Tribunale di Chieti, sent. n. 883/2012

Le continue telefonate sul posto di lavoro e ai congiunti per indurre il debitore a restituire il prestito sono condotte che possono configurare un danno non patrimoniale risarcibile. Il cittadino moroso ha infatti il diritto di mantenere segreta la propria posizione debitoria nei confronti di terzi, parenti e colleghi di lavoro.

I soggetti tenuti al risarcimento sono sia il creditore che la società di recupero del credito. 

Sul creditore, infatti, grava l’obbligo di vigilare sull’operato di chi ha incaricato per recuperare i propri crediti; sulla società di recupero crediti grava invece l’obbligo verificare di poter utilizzare i numeri di telefono e le altre informazioni utili del debitore. Pertanto, se il cliente ha fornito alla banca solo alcuni numeri telefonici ove essere rintracciato, la società di recupero non può cercare di altri.  Le società di recupero crediti non possono inoltre contattare il debitore in orari irragionevoli, con frequenza superiore al dovuto.

La sfera privata del debitore non può essere intaccata sulla base della semplice autorizzazione al trattamento dei propri dati personali data al momento della richiesta e sottoscrizione del finanziamento: una società di recupero crediti, infatti, deve sì svolgere il proprio lavoro ma questo diritto/dovere deve essere esercitato previa verifica sulla possibilità o meno di poter utilizzare i dati sensibili forniti dal cliente alla banca creditrice.

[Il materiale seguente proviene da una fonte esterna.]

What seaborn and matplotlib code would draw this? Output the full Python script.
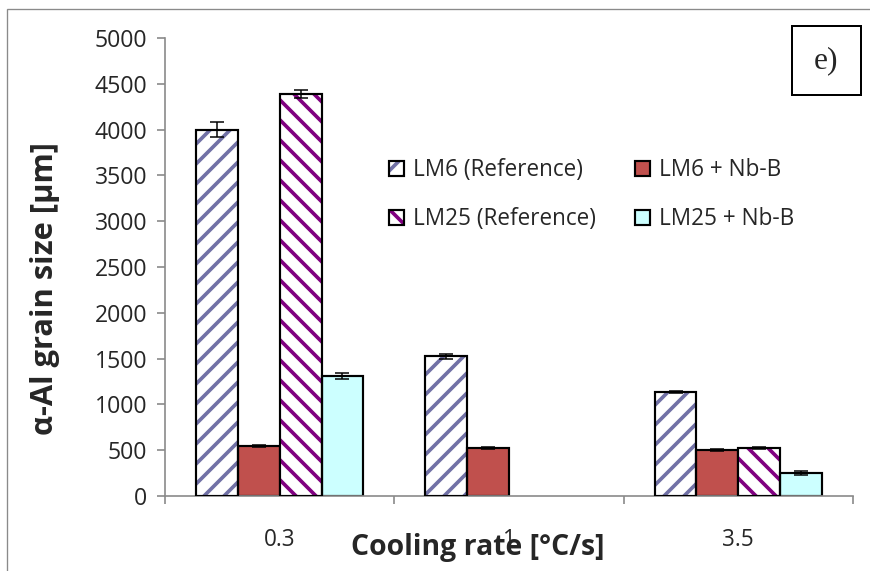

Conf. Cass., 28 maggio 2012, n. 8451

Chiunque cagiona danno ad altri per effetto del trattamento di dati personali è tenuto al risarcimento ai sensi dell’articolo 2050 cod. civ., in virtù del rinvio operato dall’art. 15 del D.Lgs. n. 196/2003 (c.d. Codice della privacy). Nel caso di specie, il ricorrente si era inizialmente rivolto al Tribunale con un ricorso ex art. 152 del Codice della privacy, chiedendo che venisse accertato in capo ad una banca l’illecito trattamento dei propri dati personali, con il conseguente risarcimento del danno patrimoniale e non. A fondamento della propria pretesa lamentava l’erroneo invio di una missiva, da parte della banca stessa, grazie alla quale la propria madre era venuta a conoscenza del suo stato di grave insolvenza. In seguito a questo fatto la genitrice sarebbe stata indotta a riconsiderare la decisione che aveva tempo prima assunto di donargli un immobile. Nel respingere la domanda risarcitoria (in quanto non sarebbe stato provato il nesso eziologico fra la condotta della banca e la decisione della madre), il Giudice esprime l’importante principio di cui sopra.